Beitrag vom 22.09.2010
Berliner Zeitung
AFRIKA-HILFE
"Quantität wichtiger als Qualität"
UN-MILLENIUMSGIPFEL - Die Kanzlerin nutzt ihren Auftritt in New York zu mehr als einer Rede zur Entwicklungshilfe. Sie kämpft um Deutschlands Sitz im Sicherheitsrat. In innenpolitisch schweren Zeiten kommt ihr das internationale Gastspiel gerade recht.
Kerstin Krupp
Herr Seitz, Sie kritisieren die übliche Praxis der Entwicklungshilfe vor allem in Afrika und fordern eine Reform. Wie soll die aussehen?

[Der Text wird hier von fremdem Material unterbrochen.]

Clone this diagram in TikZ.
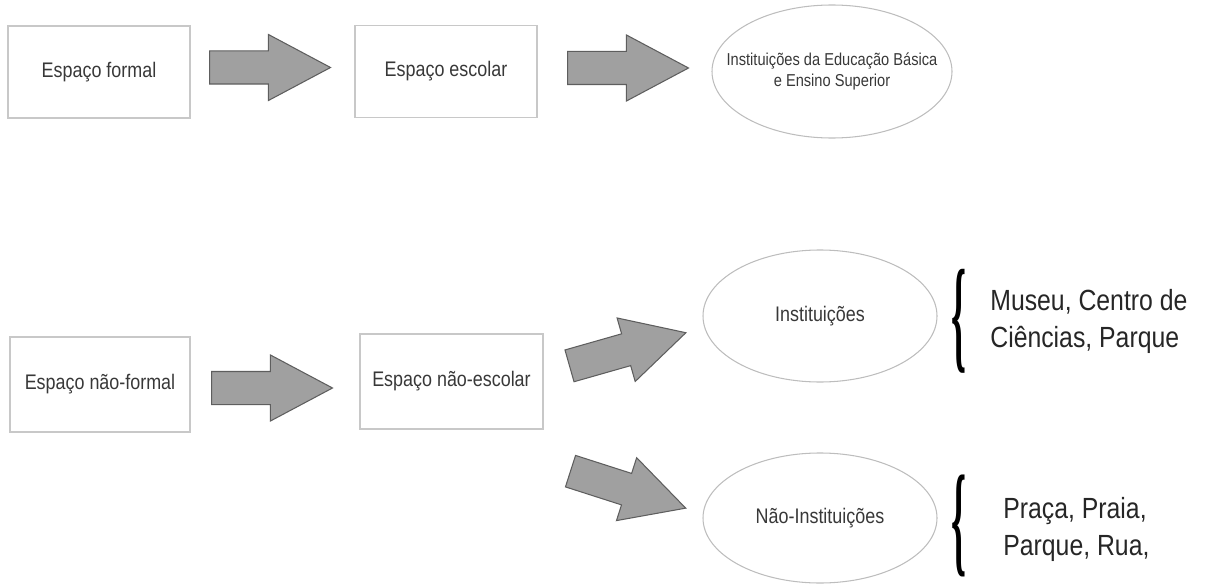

Die Quantität der Hilfe scheint wichtiger als die Qualität. Elendsklischees verkaufen sich. Das Bild vom hilfsbedürftigen Afrika ist ein Produkt des politischen Lobbyismus "für Afrika". Politiker lassen sich von Popstars unter Druck setzen. So bleibt Afrika-Politik oft an der auf das "Helfen" reduzierten Oberfläche. Welcher deutsche Politiker hat schon mit kritischen Afrikanern wie George Ayittey, Moeletsi Mbecki oder Andrew Mwenda gesprochen?
Was muss getan werden?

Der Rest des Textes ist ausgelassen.